It’s 4am and I’m asleep; let’s look at one of my favourite comics of the year, Grip, by Lale Westvind.
Here’s how the book is described online:
“There is a kind of control – of the hands – a type of touch – that is skillful and sure, a graceful and practiced ability, to manipulate… anything…GRIP; After a strange incident a young women’s hands are never still. A hand-heavy homage to women in the trades and people using their hands, Grip is an odyssey transmitted in twisting sign language.”
Plot-wise, a young woman follows… something? Down an alley, endures some sort of transformation, and awakes to find her hands able to manipulate matter to an incredible degree, seemingly without her influence.
Here she is trying her newfound skills on a kettle…
and here she turns her attentions to a toaster…
…and as the story builds, our hero learns to appreciate and control her new ability via learning under the working women in her world: her mother’s friend, a diner waitress, and in a thrilling sequence, a pilot.
The book is risographed, meaning it looks like the kettle image more than the toaster image.
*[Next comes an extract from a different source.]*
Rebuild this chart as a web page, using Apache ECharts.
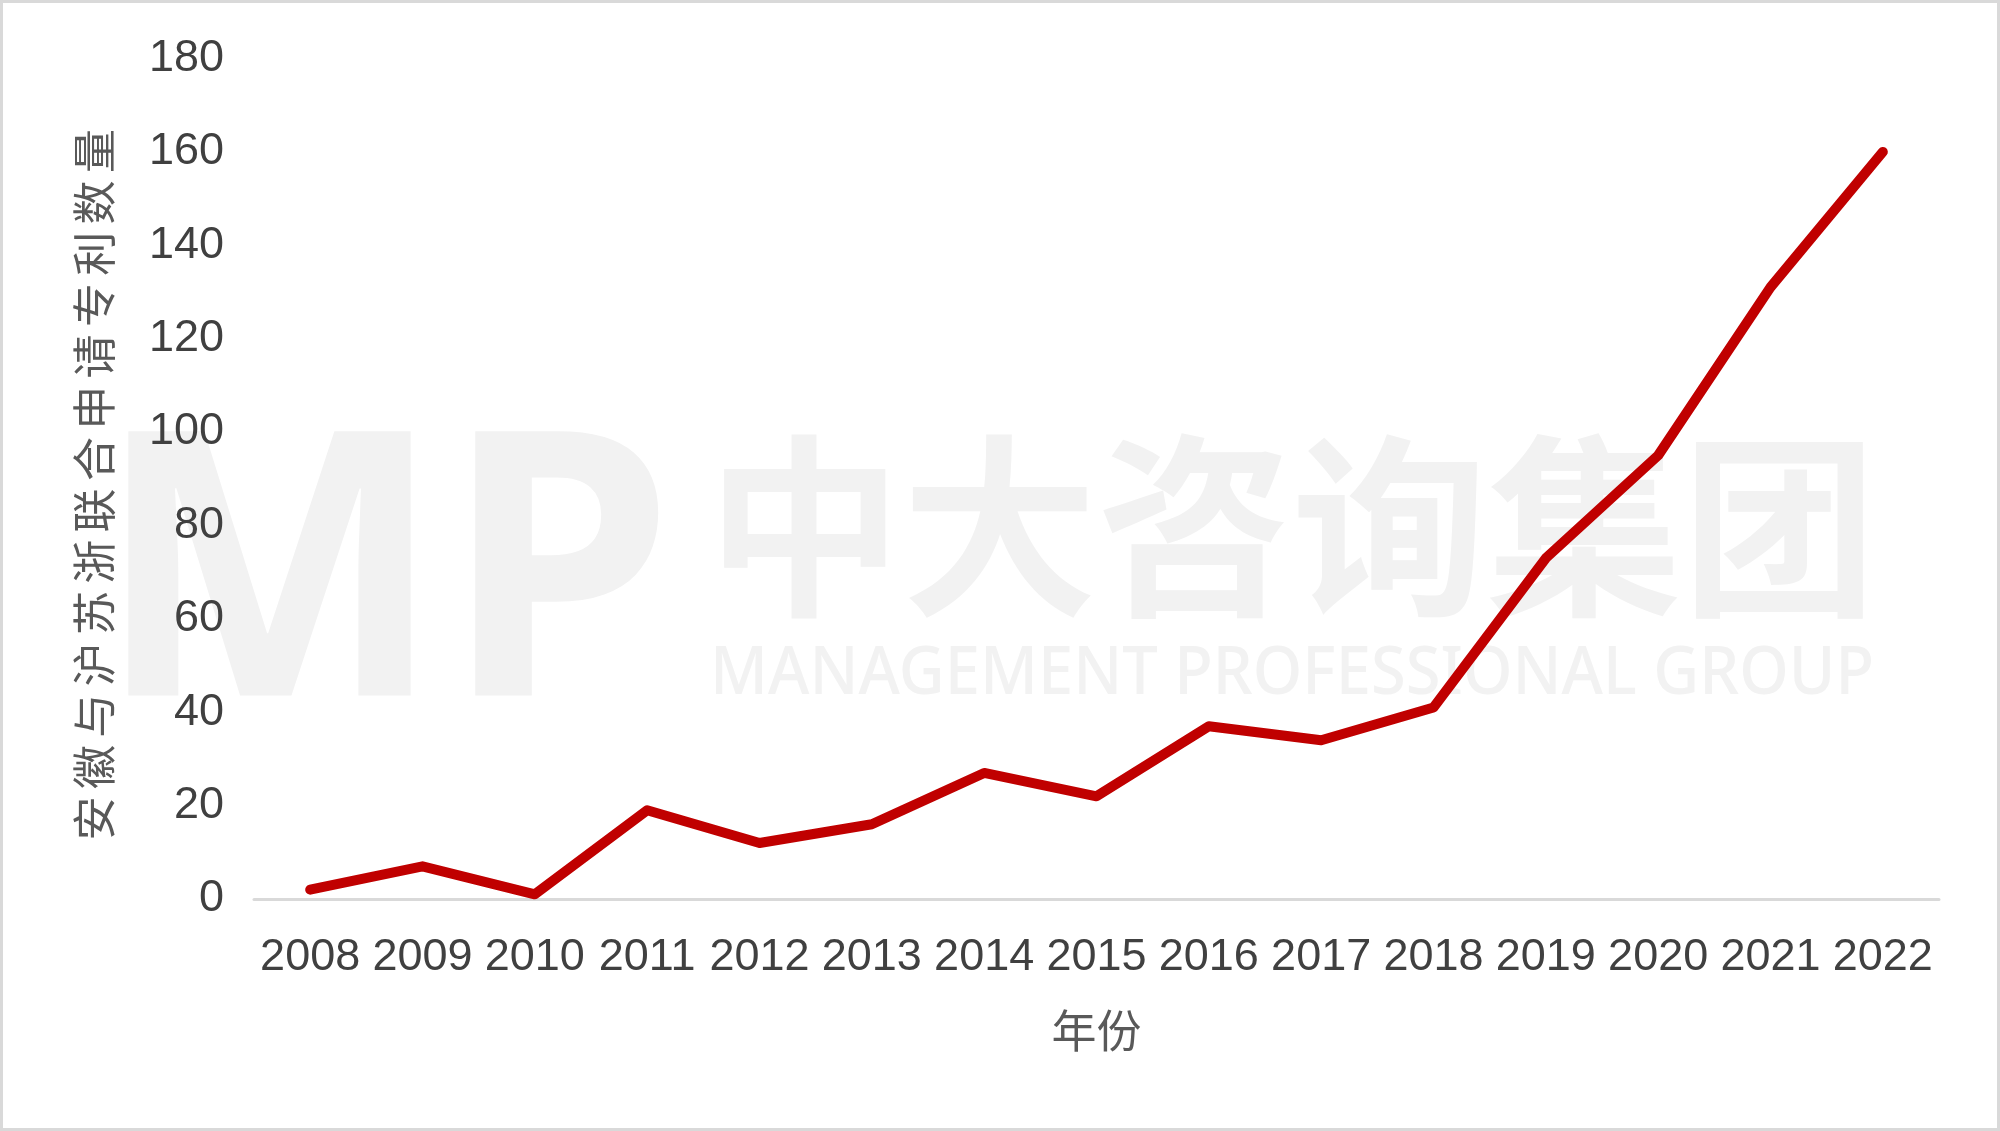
<!DOCTYPE html>
<html>
	<head>
		<title>安徽与沪苏浙联合申请专利数量</title>
		<meta charset="utf-8">
		<script type="text/javascript" src="https://cdn.jsdelivr.net/npm/echarts@6/dist/echarts.min.js"></script>
		<style>
			html, body {margin: 0;padding: 0;background: #fff;}
			#chart {width: 2000px;height: 1131px;box-sizing: border-box;border: 3px solid #d9d9d9;}
		</style>
	</head>
	<body>
		<div id="chart"></div>
	</body>
	<script type="text/javascript">
		// 年份
		var years = ['2008','2009','2010','2011','2012','2013','2014','2015','2016','2017','2018','2019','2020','2021','2022'];
		// 安徽与沪苏浙联合申请专利数量
		var patents = [2, 7, 1, 19, 12, 16, 27, 22, 37, 34, 41, 73, 95, 131, 160];
		var yTicks = {min: 0, max: 180, interval: 20};

		var numFont = "'Liberation Sans', Arial, sans-serif";
		var cjkFont = "'Noto Sans CJK SC', sans-serif";
		var wmColor = '#f2f2f2';
		var sp = '\u2006';

		var myChart = echarts.init(document.getElementById('chart'));
		myChart.setOption({
			animation: false,
			grid: {left: 251, right: 58, top: 55.5, bottom: 229, containLabel: false},
			graphic: [{
				type: 'text', z: 0, left: 92, top: 402,
				style: {text: 'MP', fill: wmColor, font: 'bold 370px "Noto Sans", sans-serif'}
			}, {
				type: 'text', z: 0, left: 704, top: 426,
				style: {text: '中大咨询集团', fill: wmColor, font: 'bold 195px ' + cjkFont}
			}, {
				type: 'text', z: 0, left: 707, top: 638, scaleX: 0.93,
				style: {text: 'MANAGEMENT PROFESSIONAL GROUP', fill: wmColor, font: '500 68px "Noto Sans", sans-serif'}
			}],
			xAxis: {
				type: 'category',
				data: years,
				boundaryGap: true,
				name: '年份',
				nameLocation: 'middle',
				nameGap: 109,
				nameTextStyle: {color: '#595959', fontSize: 45, fontFamily: cjkFont},
				axisLine: {show: true, lineStyle: {color: '#d9d9d9', width: 3}},
				axisTick: {show: false},
				axisLabel: {color: '#404040', fontSize: 45, fontFamily: numFont, margin: 36, interval: 0}
			},
			yAxis: {
				type: 'value',
				min: yTicks.min,
				max: yTicks.max,
				interval: yTicks.interval,
				name: ['安','徽','与','沪','苏','浙','联','合','申','请','专','利','数','量'].join(sp),
				nameLocation: 'middle',
				nameGap: 138,
				nameTextStyle: {color: '#595959', fontSize: 44, fontFamily: cjkFont, padding: [0, 12, 0, 0]},
				axisLine: {show: false},
				axisTick: {show: false},
				splitLine: {show: false},
				axisLabel: {color: '#404040', fontSize: 45, fontFamily: numFont, margin: 30}
			},
			series: [{
				type: 'line',
				data: patents,
				symbol: 'none',
				z: 5,
				lineStyle: {color: '#c00000', width: 10, cap: 'round', join: 'round'}
			}]
		});
	</script>
</html>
The effect makes it kinda sparkle, and adds a grainy patina that makes the tome look and even feel other-worldly, like a mysterious relic. And the colours just explode. The printing technique here works in tandem with the art to produce a wonderfully disorientating, transportive experience. Look at this!!
It’s a big 60+ pages long and nearly entirely wordless, and it’s like nothing else I’ve read or even seen before. By the visual flourishes at the end, it feels like the book is actually in danger of vibrating out of the hand. Westvind produces consistently intense, beautiful, mind-bending comics, but unlike many of her peers, she is able to clearly communicate a coherent vision or idea every time, making her immediately more compelling than a lot of the stream-of-consciousness alt-comix crowd (and I love the stream-of-consciousness alt-comix crowd). The best part is, it’s number 1! There’s gonna be more! I can’t wait!
Thanks for reading my obsequious bleatings. Have a good night. See you soon morning crew!